_SOURCE MATERIAL_
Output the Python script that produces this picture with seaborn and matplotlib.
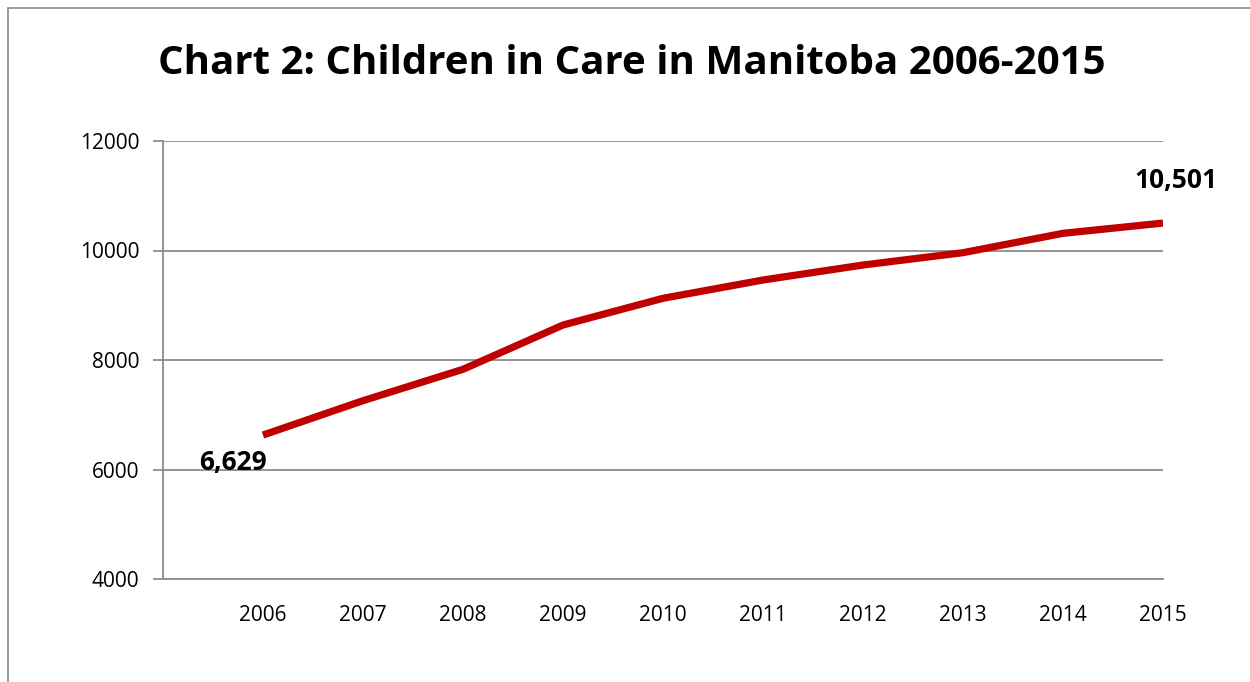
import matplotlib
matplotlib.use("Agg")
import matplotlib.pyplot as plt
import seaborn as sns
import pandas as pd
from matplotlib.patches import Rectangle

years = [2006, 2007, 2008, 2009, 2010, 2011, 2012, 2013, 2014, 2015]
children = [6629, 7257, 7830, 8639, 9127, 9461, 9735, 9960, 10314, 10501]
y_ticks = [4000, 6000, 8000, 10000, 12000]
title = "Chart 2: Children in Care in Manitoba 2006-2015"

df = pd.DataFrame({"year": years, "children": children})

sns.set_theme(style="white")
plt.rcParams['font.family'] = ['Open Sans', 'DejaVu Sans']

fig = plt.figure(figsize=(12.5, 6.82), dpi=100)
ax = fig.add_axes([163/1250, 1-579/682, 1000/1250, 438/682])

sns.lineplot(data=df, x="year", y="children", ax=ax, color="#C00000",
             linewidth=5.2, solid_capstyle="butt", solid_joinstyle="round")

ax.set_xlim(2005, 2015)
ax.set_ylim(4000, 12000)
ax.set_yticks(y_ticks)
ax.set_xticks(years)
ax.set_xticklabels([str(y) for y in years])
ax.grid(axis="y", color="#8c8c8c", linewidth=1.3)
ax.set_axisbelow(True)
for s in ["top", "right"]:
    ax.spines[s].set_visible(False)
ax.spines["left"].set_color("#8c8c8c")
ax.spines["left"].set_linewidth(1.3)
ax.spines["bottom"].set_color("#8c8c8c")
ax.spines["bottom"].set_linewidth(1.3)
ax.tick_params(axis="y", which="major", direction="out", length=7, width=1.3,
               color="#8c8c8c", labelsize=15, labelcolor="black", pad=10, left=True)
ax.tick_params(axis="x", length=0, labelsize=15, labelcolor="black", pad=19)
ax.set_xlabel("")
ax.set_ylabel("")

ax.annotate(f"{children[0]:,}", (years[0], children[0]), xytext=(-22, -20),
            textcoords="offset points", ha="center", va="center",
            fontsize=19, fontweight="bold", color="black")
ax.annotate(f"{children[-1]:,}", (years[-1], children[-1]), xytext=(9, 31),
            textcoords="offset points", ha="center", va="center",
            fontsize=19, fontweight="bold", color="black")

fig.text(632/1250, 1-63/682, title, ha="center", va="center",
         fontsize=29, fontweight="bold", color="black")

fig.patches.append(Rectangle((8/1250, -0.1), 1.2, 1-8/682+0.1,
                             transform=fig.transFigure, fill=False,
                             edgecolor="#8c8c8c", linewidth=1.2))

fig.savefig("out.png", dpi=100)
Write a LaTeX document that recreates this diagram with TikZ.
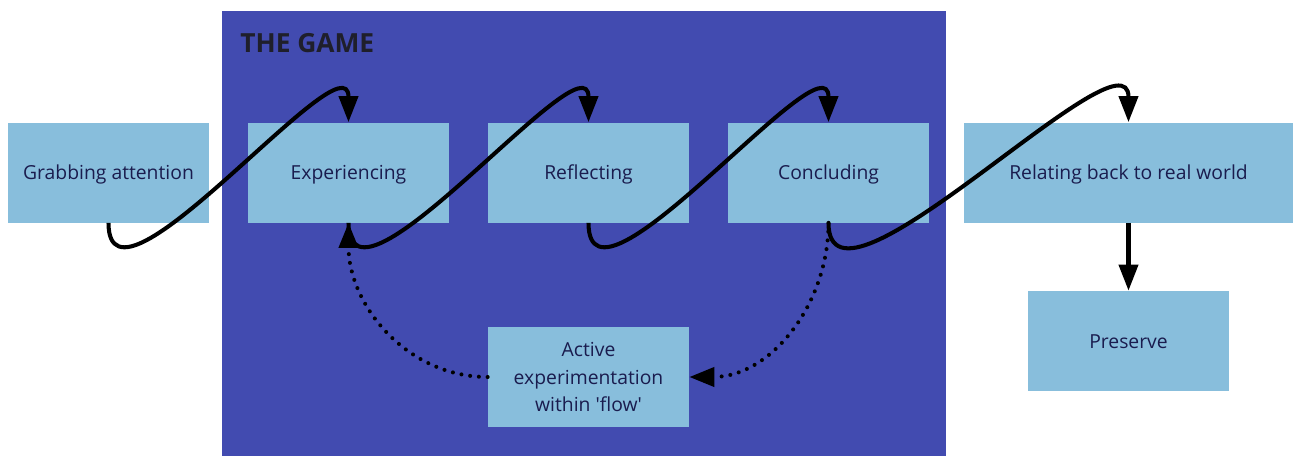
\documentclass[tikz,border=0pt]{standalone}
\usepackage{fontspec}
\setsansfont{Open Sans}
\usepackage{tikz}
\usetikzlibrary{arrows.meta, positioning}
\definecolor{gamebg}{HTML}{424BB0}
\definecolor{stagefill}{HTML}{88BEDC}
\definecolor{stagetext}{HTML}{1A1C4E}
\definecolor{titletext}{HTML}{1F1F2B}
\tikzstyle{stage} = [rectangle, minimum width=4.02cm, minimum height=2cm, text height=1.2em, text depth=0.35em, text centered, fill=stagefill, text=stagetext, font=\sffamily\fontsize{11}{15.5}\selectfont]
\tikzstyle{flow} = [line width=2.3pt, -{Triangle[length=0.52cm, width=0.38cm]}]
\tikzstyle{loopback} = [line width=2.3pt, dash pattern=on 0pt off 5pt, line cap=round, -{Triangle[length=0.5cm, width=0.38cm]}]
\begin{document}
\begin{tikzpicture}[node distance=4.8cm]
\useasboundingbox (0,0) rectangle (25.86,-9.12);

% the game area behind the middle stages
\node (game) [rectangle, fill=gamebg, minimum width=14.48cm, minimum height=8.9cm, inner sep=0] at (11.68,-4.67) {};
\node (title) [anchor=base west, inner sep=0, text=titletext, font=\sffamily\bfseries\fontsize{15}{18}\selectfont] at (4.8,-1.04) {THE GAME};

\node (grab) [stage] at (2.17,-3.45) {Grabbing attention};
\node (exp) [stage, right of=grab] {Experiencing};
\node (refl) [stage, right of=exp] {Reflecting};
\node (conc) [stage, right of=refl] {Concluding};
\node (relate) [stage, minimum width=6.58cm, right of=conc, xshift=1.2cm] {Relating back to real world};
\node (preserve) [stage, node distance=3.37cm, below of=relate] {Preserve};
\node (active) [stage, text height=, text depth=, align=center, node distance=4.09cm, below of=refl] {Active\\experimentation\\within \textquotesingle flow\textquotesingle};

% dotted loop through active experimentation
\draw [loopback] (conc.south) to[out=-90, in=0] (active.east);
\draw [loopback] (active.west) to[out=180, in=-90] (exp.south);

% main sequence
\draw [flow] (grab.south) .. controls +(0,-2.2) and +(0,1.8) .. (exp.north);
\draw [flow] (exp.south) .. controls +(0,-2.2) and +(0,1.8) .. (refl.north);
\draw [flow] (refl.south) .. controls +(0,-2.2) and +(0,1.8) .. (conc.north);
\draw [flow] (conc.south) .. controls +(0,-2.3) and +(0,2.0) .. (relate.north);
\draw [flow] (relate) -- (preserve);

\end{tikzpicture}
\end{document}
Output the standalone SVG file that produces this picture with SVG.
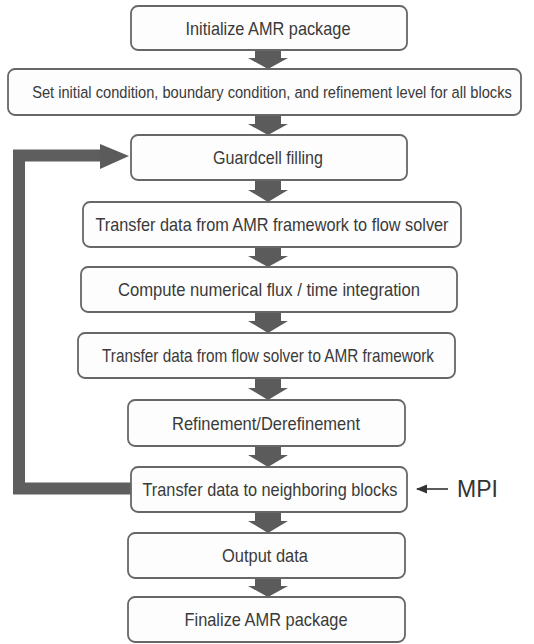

_WORK REQUIRED_
Transcribe the records above exactly as they appear, leaving out any pictures.

_TASK RESPONSE_
Output the Python script that produces this picture with seaborn and matplotlib.
import matplotlib
matplotlib.use("Agg")
import matplotlib.pyplot as plt
import seaborn as sns
import pandas as pd
from matplotlib.patches import Rectangle

years = [2006, 2007, 2008, 2009, 2010, 2011, 2012, 2013, 2014, 2015]
children = [6629, 7257, 7830, 8639, 9127, 9461, 9735, 9960, 10314, 10501]
y_ticks = [4000, 6000, 8000, 10000, 12000]
title = "Chart 2: Children in Care in Manitoba 2006-2015"

df = pd.DataFrame({"year": years, "children": children})

sns.set_theme(style="white")
plt.rcParams['font.family'] = ['Open Sans', 'DejaVu Sans']

fig = plt.figure(figsize=(12.5, 6.82), dpi=100)
ax = fig.add_axes([163/1250, 1-579/682, 1000/1250, 438/682])

sns.lineplot(data=df, x="year", y="children", ax=ax, color="#C00000",
             linewidth=5.2, solid_capstyle="butt", solid_joinstyle="round")

ax.set_xlim(2005, 2015)
ax.set_ylim(4000, 12000)
ax.set_yticks(y_ticks)
ax.set_xticks(years)
ax.set_xticklabels([str(y) for y in years])
ax.grid(axis="y", color="#8c8c8c", linewidth=1.3)
ax.set_axisbelow(True)
for s in ["top", "right"]:
    ax.spines[s].set_visible(False)
ax.spines["left"].set_color("#8c8c8c")
ax.spines["left"].set_linewidth(1.3)
ax.spines["bottom"].set_color("#8c8c8c")
ax.spines["bottom"].set_linewidth(1.3)
ax.tick_params(axis="y", which="major", direction="out", length=7, width=1.3,
               color="#8c8c8c", labelsize=15, labelcolor="black", pad=10, left=True)
ax.tick_params(axis="x", length=0, labelsize=15, labelcolor="black", pad=19)
ax.set_xlabel("")
ax.set_ylabel("")

ax.annotate(f"{children[0]:,}", (years[0], children[0]), xytext=(-22, -20),
            textcoords="offset points", ha="center", va="center",
            fontsize=19, fontweight="bold", color="black")
ax.annotate(f"{children[-1]:,}", (years[-1], children[-1]), xytext=(9, 31),
            textcoords="offset points", ha="center", va="center",
            fontsize=19, fontweight="bold", color="black")

fig.text(632/1250, 1-63/682, title, ha="center", va="center",
         fontsize=29, fontweight="bold", color="black")

fig.patches.append(Rectangle((8/1250, -0.1), 1.2, 1-8/682+0.1,
                             transform=fig.transFigure, fill=False,
                             edgecolor="#8c8c8c", linewidth=1.2))

fig.savefig("out.png", dpi=100)
Write a LaTeX document that recreates this diagram with TikZ.
\documentclass[tikz,border=0pt]{standalone}
\usepackage{fontspec}
\setsansfont{Open Sans}
\usepackage{tikz}
\usetikzlibrary{arrows.meta, positioning}
\definecolor{gamebg}{HTML}{424BB0}
\definecolor{stagefill}{HTML}{88BEDC}
\definecolor{stagetext}{HTML}{1A1C4E}
\definecolor{titletext}{HTML}{1F1F2B}
\tikzstyle{stage} = [rectangle, minimum width=4.02cm, minimum height=2cm, text height=1.2em, text depth=0.35em, text centered, fill=stagefill, text=stagetext, font=\sffamily\fontsize{11}{15.5}\selectfont]
\tikzstyle{flow} = [line width=2.3pt, -{Triangle[length=0.52cm, width=0.38cm]}]
\tikzstyle{loopback} = [line width=2.3pt, dash pattern=on 0pt off 5pt, line cap=round, -{Triangle[length=0.5cm, width=0.38cm]}]
\begin{document}
\begin{tikzpicture}[node distance=4.8cm]
\useasboundingbox (0,0) rectangle (25.86,-9.12);

% the game area behind the middle stages
\node (game) [rectangle, fill=gamebg, minimum width=14.48cm, minimum height=8.9cm, inner sep=0] at (11.68,-4.67) {};
\node (title) [anchor=base west, inner sep=0, text=titletext, font=\sffamily\bfseries\fontsize{15}{18}\selectfont] at (4.8,-1.04) {THE GAME};

\node (grab) [stage] at (2.17,-3.45) {Grabbing attention};
\node (exp) [stage, right of=grab] {Experiencing};
\node (refl) [stage, right of=exp] {Reflecting};
\node (conc) [stage, right of=refl] {Concluding};
\node (relate) [stage, minimum width=6.58cm, right of=conc, xshift=1.2cm] {Relating back to real world};
\node (preserve) [stage, node distance=3.37cm, below of=relate] {Preserve};
\node (active) [stage, text height=, text depth=, align=center, node distance=4.09cm, below of=refl] {Active\\experimentation\\within \textquotesingle flow\textquotesingle};

% dotted loop through active experimentation
\draw [loopback] (conc.south) to[out=-90, in=0] (active.east);
\draw [loopback] (active.west) to[out=180, in=-90] (exp.south);

% main sequence
\draw [flow] (grab.south) .. controls +(0,-2.2) and +(0,1.8) .. (exp.north);
\draw [flow] (exp.south) .. controls +(0,-2.2) and +(0,1.8) .. (refl.north);
\draw [flow] (refl.south) .. controls +(0,-2.2) and +(0,1.8) .. (conc.north);
\draw [flow] (conc.south) .. controls +(0,-2.3) and +(0,2.0) .. (relate.north);
\draw [flow] (relate) -- (preserve);

\end{tikzpicture}
\end{document}
Output the standalone SVG file that produces this picture with SVG.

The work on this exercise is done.